[Task details]:
Please set down all the lines beneath this one exactly, without the pictures.

[Information shown]:

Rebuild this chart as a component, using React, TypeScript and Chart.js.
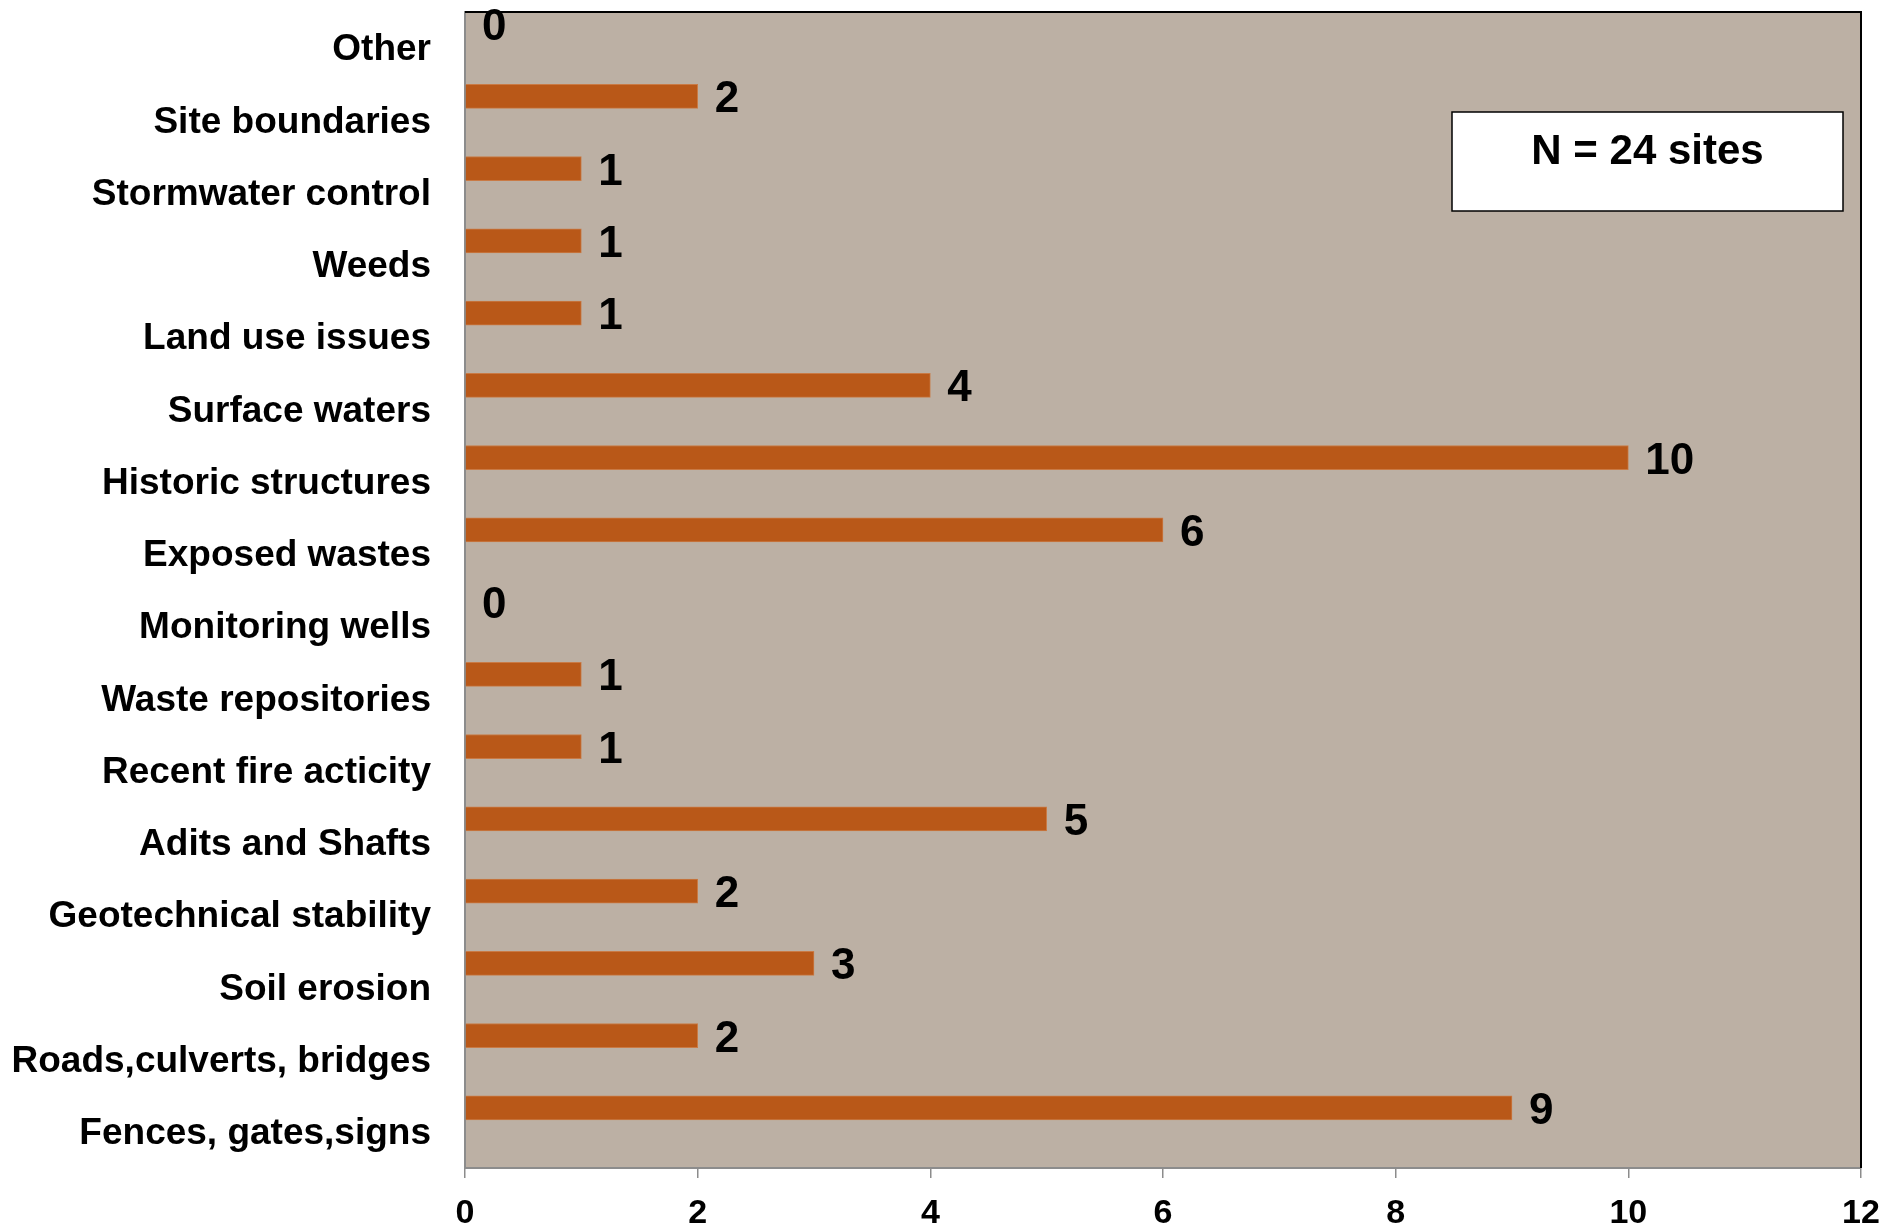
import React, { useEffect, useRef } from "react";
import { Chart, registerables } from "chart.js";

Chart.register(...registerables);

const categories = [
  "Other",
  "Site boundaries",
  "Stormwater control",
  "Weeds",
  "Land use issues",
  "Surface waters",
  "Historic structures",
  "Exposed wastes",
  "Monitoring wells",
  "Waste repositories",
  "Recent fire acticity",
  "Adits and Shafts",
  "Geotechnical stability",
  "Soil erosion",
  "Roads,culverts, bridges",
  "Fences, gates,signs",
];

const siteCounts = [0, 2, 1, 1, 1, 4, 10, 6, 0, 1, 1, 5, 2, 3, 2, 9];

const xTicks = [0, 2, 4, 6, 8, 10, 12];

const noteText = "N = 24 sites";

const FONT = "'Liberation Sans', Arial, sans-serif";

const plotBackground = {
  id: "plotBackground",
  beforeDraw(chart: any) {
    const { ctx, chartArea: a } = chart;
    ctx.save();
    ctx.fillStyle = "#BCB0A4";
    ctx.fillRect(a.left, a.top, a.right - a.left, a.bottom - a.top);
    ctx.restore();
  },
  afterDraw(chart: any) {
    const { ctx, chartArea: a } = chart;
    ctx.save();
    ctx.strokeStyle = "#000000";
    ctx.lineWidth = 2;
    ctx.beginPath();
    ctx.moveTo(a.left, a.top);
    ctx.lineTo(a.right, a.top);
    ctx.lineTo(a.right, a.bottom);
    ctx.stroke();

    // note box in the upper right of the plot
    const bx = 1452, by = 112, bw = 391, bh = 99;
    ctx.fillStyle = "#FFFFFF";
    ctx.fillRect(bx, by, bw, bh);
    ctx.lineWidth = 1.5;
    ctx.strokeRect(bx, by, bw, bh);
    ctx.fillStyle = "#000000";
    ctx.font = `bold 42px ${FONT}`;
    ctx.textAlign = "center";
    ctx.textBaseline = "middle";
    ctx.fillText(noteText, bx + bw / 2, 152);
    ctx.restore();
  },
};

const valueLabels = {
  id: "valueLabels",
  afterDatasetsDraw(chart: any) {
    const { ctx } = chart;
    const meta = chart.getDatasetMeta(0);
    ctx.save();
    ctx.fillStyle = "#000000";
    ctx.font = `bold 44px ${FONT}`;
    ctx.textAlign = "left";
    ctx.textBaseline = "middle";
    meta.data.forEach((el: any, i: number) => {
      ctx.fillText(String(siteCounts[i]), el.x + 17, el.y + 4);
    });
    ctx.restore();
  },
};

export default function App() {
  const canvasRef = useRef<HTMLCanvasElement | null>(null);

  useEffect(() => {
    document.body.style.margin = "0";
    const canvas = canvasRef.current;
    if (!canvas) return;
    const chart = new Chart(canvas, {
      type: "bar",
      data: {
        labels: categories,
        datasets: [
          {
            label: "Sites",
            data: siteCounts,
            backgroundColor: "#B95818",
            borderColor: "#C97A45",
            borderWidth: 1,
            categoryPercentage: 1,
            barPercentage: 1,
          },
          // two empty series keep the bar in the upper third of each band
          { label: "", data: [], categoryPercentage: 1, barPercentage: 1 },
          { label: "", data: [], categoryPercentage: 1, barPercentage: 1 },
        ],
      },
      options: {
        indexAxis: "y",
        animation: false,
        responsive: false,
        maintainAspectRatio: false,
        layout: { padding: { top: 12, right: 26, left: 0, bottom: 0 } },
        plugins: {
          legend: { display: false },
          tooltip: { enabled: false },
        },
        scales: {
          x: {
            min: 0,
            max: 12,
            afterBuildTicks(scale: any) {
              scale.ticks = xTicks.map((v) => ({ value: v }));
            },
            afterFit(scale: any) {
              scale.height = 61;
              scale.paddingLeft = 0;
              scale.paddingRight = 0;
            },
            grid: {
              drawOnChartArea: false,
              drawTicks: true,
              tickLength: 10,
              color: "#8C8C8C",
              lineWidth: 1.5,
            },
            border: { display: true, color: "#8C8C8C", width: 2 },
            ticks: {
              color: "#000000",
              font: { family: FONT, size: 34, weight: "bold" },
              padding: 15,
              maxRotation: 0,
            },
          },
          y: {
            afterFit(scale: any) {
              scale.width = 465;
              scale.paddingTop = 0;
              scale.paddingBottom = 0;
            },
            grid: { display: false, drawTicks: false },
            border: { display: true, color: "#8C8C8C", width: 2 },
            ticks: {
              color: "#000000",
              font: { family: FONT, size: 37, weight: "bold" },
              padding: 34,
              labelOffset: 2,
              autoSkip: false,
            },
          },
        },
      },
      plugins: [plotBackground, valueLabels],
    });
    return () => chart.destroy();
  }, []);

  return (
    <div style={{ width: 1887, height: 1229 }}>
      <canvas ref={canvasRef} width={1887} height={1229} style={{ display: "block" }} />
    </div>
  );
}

[Response]:
Rebuild this chart as a component, using React, TypeScript and Chart.js.
import React, { useEffect, useRef } from "react";
import { Chart, registerables } from "chart.js";

Chart.register(...registerables);

const categories = [
  "Other",
  "Site boundaries",
  "Stormwater control",
  "Weeds",
  "Land use issues",
  "Surface waters",
  "Historic structures",
  "Exposed wastes",
  "Monitoring wells",
  "Waste repositories",
  "Recent fire acticity",
  "Adits and Shafts",
  "Geotechnical stability",
  "Soil erosion",
  "Roads,culverts, bridges",
  "Fences, gates,signs",
];

const siteCounts = [0, 2, 1, 1, 1, 4, 10, 6, 0, 1, 1, 5, 2, 3, 2, 9];

const xTicks = [0, 2, 4, 6, 8, 10, 12];

const noteText = "N = 24 sites";

const FONT = "'Liberation Sans', Arial, sans-serif";

const plotBackground = {
  id: "plotBackground",
  beforeDraw(chart: any) {
    const { ctx, chartArea: a } = chart;
    ctx.save();
    ctx.fillStyle = "#BCB0A4";
    ctx.fillRect(a.left, a.top, a.right - a.left, a.bottom - a.top);
    ctx.restore();
  },
  afterDraw(chart: any) {
    const { ctx, chartArea: a } = chart;
    ctx.save();
    ctx.strokeStyle = "#000000";
    ctx.lineWidth = 2;
    ctx.beginPath();
    ctx.moveTo(a.left, a.top);
    ctx.lineTo(a.right, a.top);
    ctx.lineTo(a.right, a.bottom);
    ctx.stroke();

    // note box in the upper right of the plot
    const bx = 1452, by = 112, bw = 391, bh = 99;
    ctx.fillStyle = "#FFFFFF";
    ctx.fillRect(bx, by, bw, bh);
    ctx.lineWidth = 1.5;
    ctx.strokeRect(bx, by, bw, bh);
    ctx.fillStyle = "#000000";
    ctx.font = `bold 42px ${FONT}`;
    ctx.textAlign = "center";
    ctx.textBaseline = "middle";
    ctx.fillText(noteText, bx + bw / 2, 152);
    ctx.restore();
  },
};

const valueLabels = {
  id: "valueLabels",
  afterDatasetsDraw(chart: any) {
    const { ctx } = chart;
    const meta = chart.getDatasetMeta(0);
    ctx.save();
    ctx.fillStyle = "#000000";
    ctx.font = `bold 44px ${FONT}`;
    ctx.textAlign = "left";
    ctx.textBaseline = "middle";
    meta.data.forEach((el: any, i: number) => {
      ctx.fillText(String(siteCounts[i]), el.x + 17, el.y + 4);
    });
    ctx.restore();
  },
};

export default function App() {
  const canvasRef = useRef<HTMLCanvasElement | null>(null);

  useEffect(() => {
    document.body.style.margin = "0";
    const canvas = canvasRef.current;
    if (!canvas) return;
    const chart = new Chart(canvas, {
      type: "bar",
      data: {
        labels: categories,
        datasets: [
          {
            label: "Sites",
            data: siteCounts,
            backgroundColor: "#B95818",
            borderColor: "#C97A45",
            borderWidth: 1,
            categoryPercentage: 1,
            barPercentage: 1,
          },
          // two empty series keep the bar in the upper third of each band
          { label: "", data: [], categoryPercentage: 1, barPercentage: 1 },
          { label: "", data: [], categoryPercentage: 1, barPercentage: 1 },
        ],
      },
      options: {
        indexAxis: "y",
        animation: false,
        responsive: false,
        maintainAspectRatio: false,
        layout: { padding: { top: 12, right: 26, left: 0, bottom: 0 } },
        plugins: {
          legend: { display: false },
          tooltip: { enabled: false },
        },
        scales: {
          x: {
            min: 0,
            max: 12,
            afterBuildTicks(scale: any) {
              scale.ticks = xTicks.map((v) => ({ value: v }));
            },
            afterFit(scale: any) {
              scale.height = 61;
              scale.paddingLeft = 0;
              scale.paddingRight = 0;
            },
            grid: {
              drawOnChartArea: false,
              drawTicks: true,
              tickLength: 10,
              color: "#8C8C8C",
              lineWidth: 1.5,
            },
            border: { display: true, color: "#8C8C8C", width: 2 },
            ticks: {
              color: "#000000",
              font: { family: FONT, size: 34, weight: "bold" },
              padding: 15,
              maxRotation: 0,
            },
          },
          y: {
            afterFit(scale: any) {
              scale.width = 465;
              scale.paddingTop = 0;
              scale.paddingBottom = 0;
            },
            grid: { display: false, drawTicks: false },
            border: { display: true, color: "#8C8C8C", width: 2 },
            ticks: {
              color: "#000000",
              font: { family: FONT, size: 37, weight: "bold" },
              padding: 34,
              labelOffset: 2,
              autoSkip: false,
            },
          },
        },
      },
      plugins: [plotBackground, valueLabels],
    });
    return () => chart.destroy();
  }, []);

  return (
    <div style={{ width: 1887, height: 1229 }}>
      <canvas ref={canvasRef} width={1887} height={1229} style={{ display: "block" }} />
    </div>
  );
}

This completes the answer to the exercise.